I would like to create a more complicated form, and I found Ray’s speeder quite cool. So I tested my abilities in Nomad - they where not as solid as I hoped, and it took me quite some time to create this model, and I’m not sure I will finish it, as the seat is causing me some headache.
But it was fun, and I found out that alphas are a quite powerful tool. In the process I discovered that Adobe Illustrator for iPad is quite useful when creating alphas. If you have access to AI you should give it a try - but I’m sure there are some powerful alternatives…
That‘s a good start. Best results in hardsurface will be achieved in modelling hardsurface like. The grill at front I.e. will look much more clean if you model it with cloned boxes. So will the net be look better if done from tubes and simple merge. Extract alpha only looks good on very high res, sometimes clone and trim are better ways. These are just some thoughts. We have seen one outstanding hardsurface model here in this forum. It must be possible.
I used the alpha map for the grill course I was lazy I guess, as it was faster than modeling it one by one. But I should remodel it. Would be nice with an array function
But I do find the use of alphas quite nice to add details.
Thing with hard surface is to brake up more complicated shapes into smaller shapes. You can get pretty far with just primitive tools. Then merging them into one. I´m working on a tutorial for hard surface in nomad. But there´s really nothing new that´s already been done in other sculpting apps. You can also make alphas in nomad if you use heightmap option in debuggin graphics section in settings. Then just taking a screenshot out of heightmap.
Sounds good about the tutorial! - your mech is really cool!
Fun thing about the depth map created in nomad - i just tried it, and it works ok - not sure what to use it for though - yet.
There is quite a lot to lurn - I’m still a bit unsure when to use the different kind of topologies. I hope you will also have something about that in your tutorial
How did you actually create the first object in your video? The one with soft edges?
I guess that the cut out is done with a copy of the object itself.

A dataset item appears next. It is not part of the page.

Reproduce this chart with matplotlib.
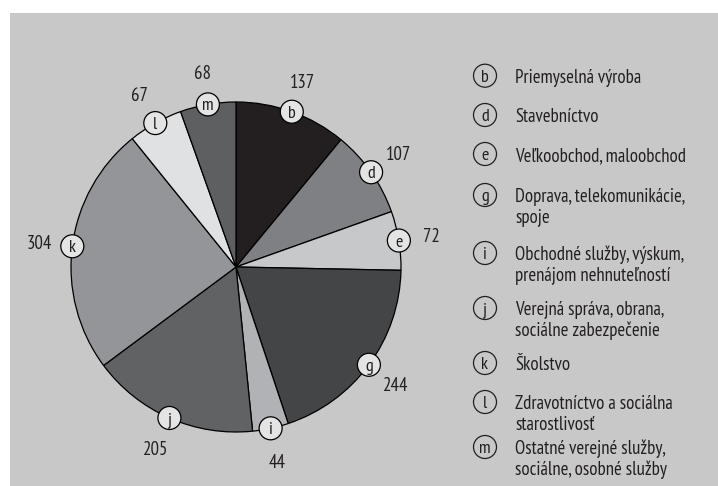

i created it by voxel remeshing. So you can make boolean operations in the scene tree. By selecting couple objects and if you make another object invisible by clicking the eye icon. That makes that object as cutter object so when you voxel remesh it subtracts that objects volume from another. And by voxelizing objects that automatically creates smooth bevels on harder edges. However this also erodes edges by making them smoother more times you voxelize them. It can be avoided by voxelizing them on higher resolution but that creates higher polycounts. So it´s a bit balacing act.